Sunday, July 20, 2008

The Dead Season.

The city is iron hot and just as steamy as July rolls on. My cobblestone street here in Red Hook, a near-peninsula along the west coast of Brooklyn with hazy views of the Statue of Liberty, is quiet but for the rumble and hiss of the air conditioners in windows above and below me. Sometimes I hear the gate across the street open and close as children wander over to buy homemade icies.

This is the first summer in three that I've been able to bare my arms and legs and as July's noon sun flattens out shadows, I'm feeling a little too exposed, blanched and wilted. Last summer I was in hot, dry Africa where women are not squeamish about baring their breasts but won't expose anything below the waist but the ankle. The summer before I was in Egypt, where women still dare to show their faces but little else.

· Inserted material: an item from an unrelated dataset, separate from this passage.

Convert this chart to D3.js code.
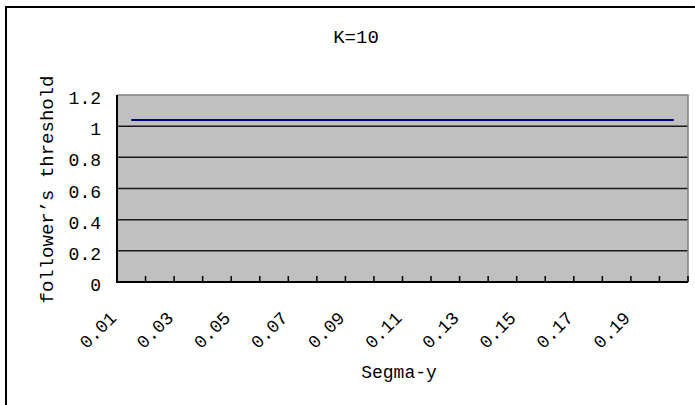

Because I'm working from home, I have kept the habits I established over the year and a half of travels: one shirt and one pair of paints, washed when dirty and hung to dry overnight. Some days I don't even dress, sitting around in my nightie until I decide to make the walk to the deli half a block away, if only for a cold drink or just to say I got out of the house. But those days are the bad days and I'm trying to have good, productive days. If only this heat would go away.

Fall, when everything is dying and rotting, is a season of color and cool. Trees dress up in red and yellow, preparing for a wild party at which they will eventually dance around and then get naked. Fall drags you out from the oasis glaze of the hot months to rejoice in crisp smells and cool temperatures. It is a time to make plans, get to work and to write out lists of goals.

The traditional "dead season", winter, is not dead at all. The holidays come around and we sing and wear fancy clothes and see our families. If we're lucky, snow dresses everything up in white, we don our big coats and move quickly to stay warm.

Spring is, well, spring. All wound up and about to pop. And then it pops and birds come back and trees get all yellow-green and we all fall in love.

But summer, when nothing moves, is a great pause. A dead season that keeps you from enthusiasm, from making decisions of consequence, from moving under the great weight of heat and humidity. Colors and constitutions bleach, flatten out in white, relentless sun. It is the pause when all things are put off and nothing seems urgent. Which means that nothing seems to matter at all.

This week, a dead week of 98 degrees, my love killed me. I'm poached like an egg, immovable, talking to the fan and writing overwrought paragraphs. I want the summer to be over now, I want to pull on long-sleeved shirts and long pants and go for a walk, then close the windows against an evening chill and make a pot of tea. I want to crawl into cool sheets at night that tell me I exist by warming to me. I want to make lists and care about them, to watch the trees get dressed in bright colors and to hear the kids run back to school.

But its only the middle of July and the dead season will surely drag on for too many more weeks. All I can do is let it drag on.